Grahame Codd, Managing Partner from Irwin Mitchell in Manchester, said: “We are very proud to be supporting the bursary for the Back-Up Trust. We deal with people on a daily basis who are living with the consequences of spinal injuries.”
“The work the charity does is invaluable to people with such injuries, providing them with opportunities to build their confidence and surpass their own expectations of what they can do in a positive and enjoyable way.”
Bea Richardson, fundraising manager at the Back-Up Trust said: “It means a great deal to receive the sponsorship from Irwin Mitchell as this enables us to support more people with spinal cord injury to surpass their aspirations.
“Back-Up courses can be a life changing experience for participants but are also expensive to run. All support, that helps us to achieve our aims of spinally injured people pushing outside their comfort zone, is very important.

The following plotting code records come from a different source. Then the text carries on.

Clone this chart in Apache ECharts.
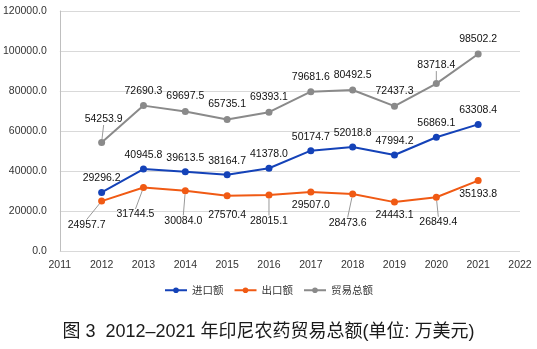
<!DOCTYPE html>
<html>
<head>
<meta charset="utf-8">
<script src="https://cdn.jsdelivr.net/npm/echarts@6/dist/echarts.min.js"></script>
<style>
  html, body { margin: 0; padding: 0; background: #fff; }
  #chart { width: 537px; height: 349px; }
</style>
</head>
<body>
<div id="chart"></div>
<script>
// Indonesia pesticide trade, 2012-2021 (10k USD)
const years = [2012, 2013, 2014, 2015, 2016, 2017, 2018, 2019, 2020, 2021];
const importValues = [29296.2, 40945.8, 39613.5, 38164.7, 41378.0, 50174.7, 52018.8, 47994.2, 56869.1, 63308.4];
const exportValues = [24957.7, 31744.5, 30084.0, 27570.4, 28015.1, 29507.0, 28473.6, 24443.1, 26849.4, 35193.8];
const totalValues = [54253.9, 72690.3, 69697.5, 65735.1, 69393.1, 79681.6, 80492.5, 72437.3, 83718.4, 98502.2];
const seriesNames = ['进口额', '出口额', '贸易总额'];
const yTicks = { min: 0, max: 120000, step: 20000 };
const xTicks = { min: 2011, max: 2022, step: 1 };

// label nudges (pixels) for crowded points: [dx, dy, showLeader]
const exportNudge = [[-15, 7, true], [-8, 10, true], [-2, 13, true], [0, 2, false], [0, 9, true],
                     [0, -4, false], [-5, 12, true], [0, -4, false], [2, 8, true], [0, -4, false]];
const totalNudge = [[2, -8, true], [0, 0, false], [0, 0, false], [0, 0, false], [0, 0, false],
                    [0, 0, false], [0, 0, false], [0, 0, false], [0, -3, true], [0, 0, false]];

const colors = ['#1442b8', '#f05a14', '#8a8a8a'];
const labelFont = { fontFamily: 'Liberation Sans, Arial, sans-serif', fontSize: 10.5, color: '#111' };

function pairs(vals) { return years.map((y, i) => [y, vals[i]]); }

function buildData(vals, nudge) {
  return pairs(vals).map((p, i) => {
    const item = { value: p };
    if (nudge && !nudge[i][2]) item.labelLine = { show: false };
    return item;
  });
}

function layoutFrom(nudge) {
  return function (params) {
    const n = nudge[params.dataIndex];
    return { dx: n[0], dy: n[1] };
  };
}

const fmt = v => v.value ? v.value[1].toFixed(1) : '';

const chart = echarts.init(document.getElementById('chart'), null, { renderer: 'canvas' });
chart.setOption({
  animation: false,
  color: colors,
  title: {
    text: '图 3  2012–2021 年印尼农药贸易总额(单位: 万美元)',
    left: 'center',
    top: 318,
    textStyle: { fontFamily: 'Liberation Sans, "Noto Sans CJK SC", sans-serif', fontSize: 18, fontWeight: 'normal', color: '#1a1a1a' }
  },
  legend: {
    data: seriesNames,
    top: 280,
    left: 'center',
    itemWidth: 22,
    itemHeight: 7,
    itemGap: 10,
    textStyle: { fontFamily: '"Noto Sans CJK SC", sans-serif', fontSize: 10.5, color: '#333' }
  },
  grid: { left: 59, right: 17, top: 11, bottom: 98, containLabel: false },
  xAxis: {
    type: 'value',
    min: xTicks.min,
    max: xTicks.max,
    interval: xTicks.step,
    axisLine: { show: false },
    axisTick: { show: false },
    splitLine: { show: false },
    axisLabel: { formatter: v => String(v), margin: 9, fontFamily: 'Liberation Sans, Arial, sans-serif', fontSize: 10.5, color: '#333' }
  },
  yAxis: {
    type: 'value',
    min: yTicks.min,
    max: yTicks.max,
    interval: yTicks.step,
    axisLine: { show: true, lineStyle: { color: '#bfbfbf', width: 1 } },
    axisTick: { show: false },
    splitLine: { show: true, lineStyle: { color: '#d9d9d9', width: 1 } },
    axisLabel: { formatter: v => v.toFixed(1), margin: 13, fontFamily: 'Liberation Sans, Arial, sans-serif', fontSize: 10.5, color: '#333' }
  },
  series: [
    {
      name: seriesNames[0],
      type: 'line',
      data: buildData(importValues),
      symbol: 'circle',
      symbolSize: 7,
      lineStyle: { width: 2 },
      label: Object.assign({ show: true, position: 'top', distance: 5, formatter: fmt }, labelFont)
    },
    {
      name: seriesNames[1],
      type: 'line',
      data: buildData(exportValues, exportNudge),
      symbol: 'circle',
      symbolSize: 7,
      lineStyle: { width: 2 },
      label: Object.assign({ show: true, position: 'bottom', distance: 8, formatter: fmt }, labelFont),
      labelLine: { show: true, lineStyle: { color: '#999', width: 1 } },
      labelLayout: layoutFrom(exportNudge)
    },
    {
      name: seriesNames[2],
      type: 'line',
      data: buildData(totalValues, totalNudge),
      symbol: 'circle',
      symbolSize: 7,
      lineStyle: { width: 2 },
      label: Object.assign({ show: true, position: 'top', distance: 6, formatter: fmt }, labelFont),
      labelLine: { show: true, lineStyle: { color: '#999', width: 1 } },
      labelLayout: layoutFrom(totalNudge)
    }
  ]
});
</script>
</body>
</html>
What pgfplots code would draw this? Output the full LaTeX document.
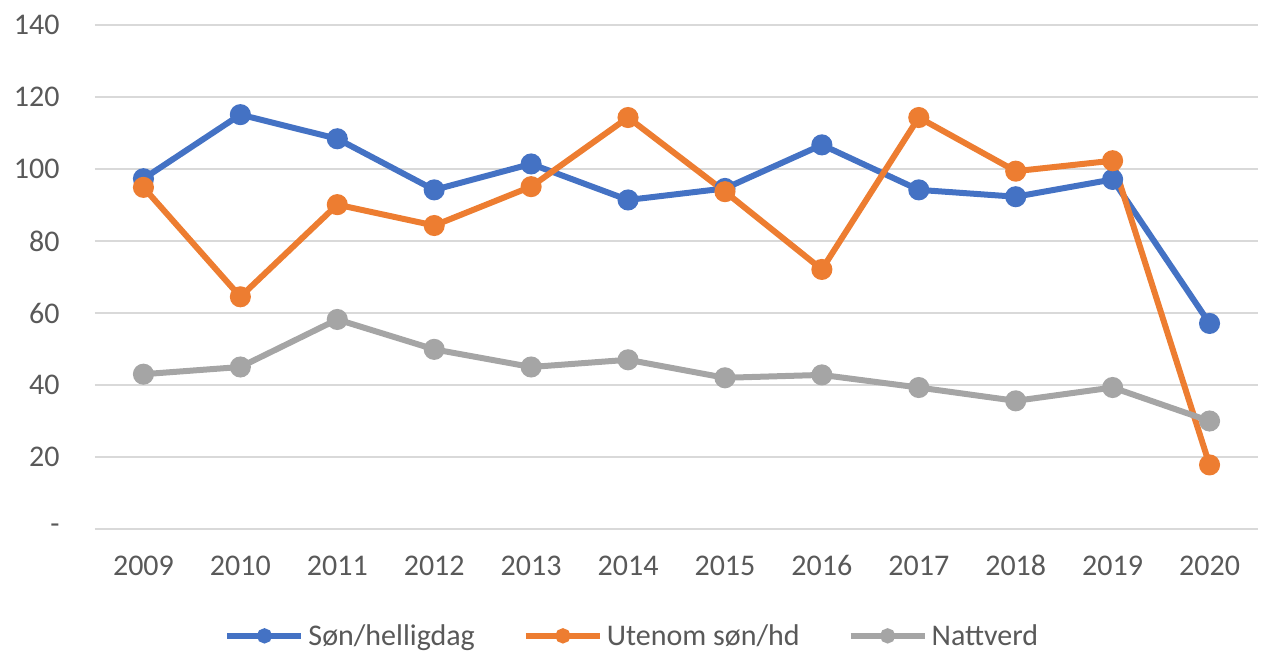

“The money we received is being utilised to provide bursary places for people with spinal cord injury (SCI) to attend our courses. We usually ask people to make a donation towards the costs of their place but not everyone is in a position to do so – the Irwin Mitchell Bursary allows us to reach those who require a course place, regardless of ability to contribute.”
Bea added: “For those who are benefiting I think the bursary is a great idea, as often people are uncomfortable thinking that as a charity, we are providing something ‘free’ – this way they know that a company has used some of its money to enable them to attend the course, rather than us using charity funds.